Deneb Kaitos (Beta Ceti, sometimes also called Beta Ceti and Diphda) ranks as the most brilliant star in the constellation Cetus the Whale (or Sea-Monster). This star shines on par with Polaris the North Star. There is a famous variable star also in Cetus, called Mira. And Mira might sometimes brighten up enough to match Deneb Kaitos, though only extremely rarely. Mira typically remains much too faint to see with the unaided eye; in 2014, it was brightest in June. Meanwhile, as seen from mid-latitudes in the Northern Hemisphere, Deneb Kaitos soars highest in the southern sky every autumn. That’s when the Big Dipper falls lowest in the northern sky, or goes beneath your northern horizon. In other words, you’ll find Deneb Kaitos shining highest at about 9-10 p.m. local time, from now until about mid-November.

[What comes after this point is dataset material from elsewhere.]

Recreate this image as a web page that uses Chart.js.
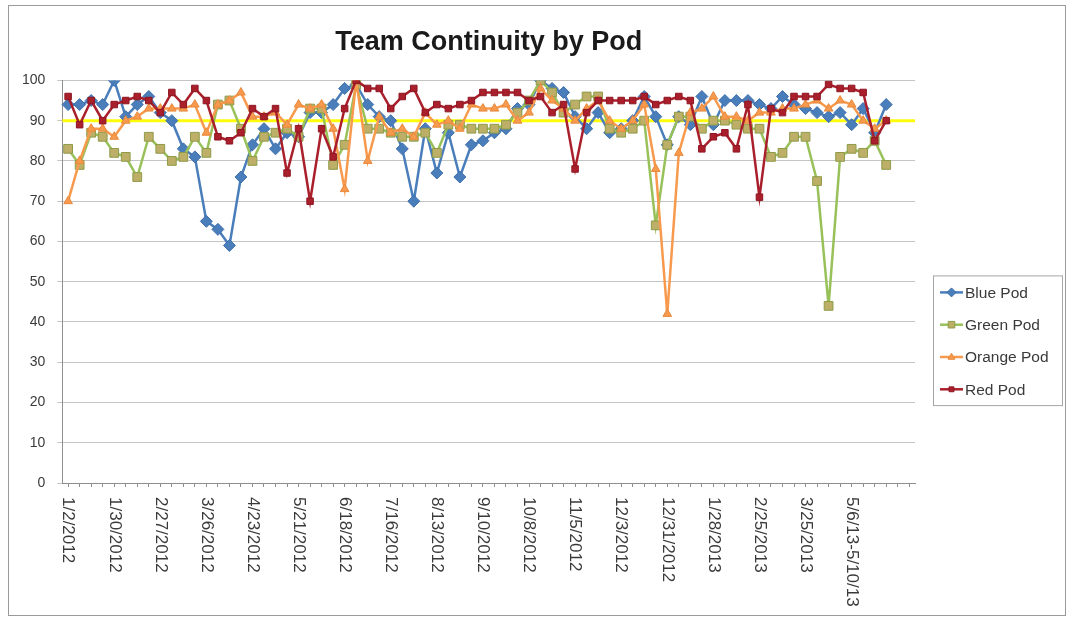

The stars return to the same place in the sky about 2 hours earlier with each passing month (or four minutes earlier with each passing day). In middle January, look for Deneb Kaitos to reach its high point around 7 p.m. local time. On February evenings, this star drifts into the southwest sky, and disappears from the evening sky by March.
It’s easy to locate Deneb Kaitos if you’re familiar with the Great Square of Pegasus. Locate the star by drawing an imaginary line through the two Great Square stars Alpheratz and Algenib.
At nearly 100 light-years distant, Deneb Kaitos is a giant of a star, sporting a diameter 17 times larger than our sun’s. Check out this star with binoculars sometime and note its orange complexion. The orange color indicates a rather low surface temperature, and also lets us know that this star is entering into the autumn of its years.
Bottom line: Deneb Kaitos, or Beta Ceti, is the brightest star in the constellation Cetus the Whale.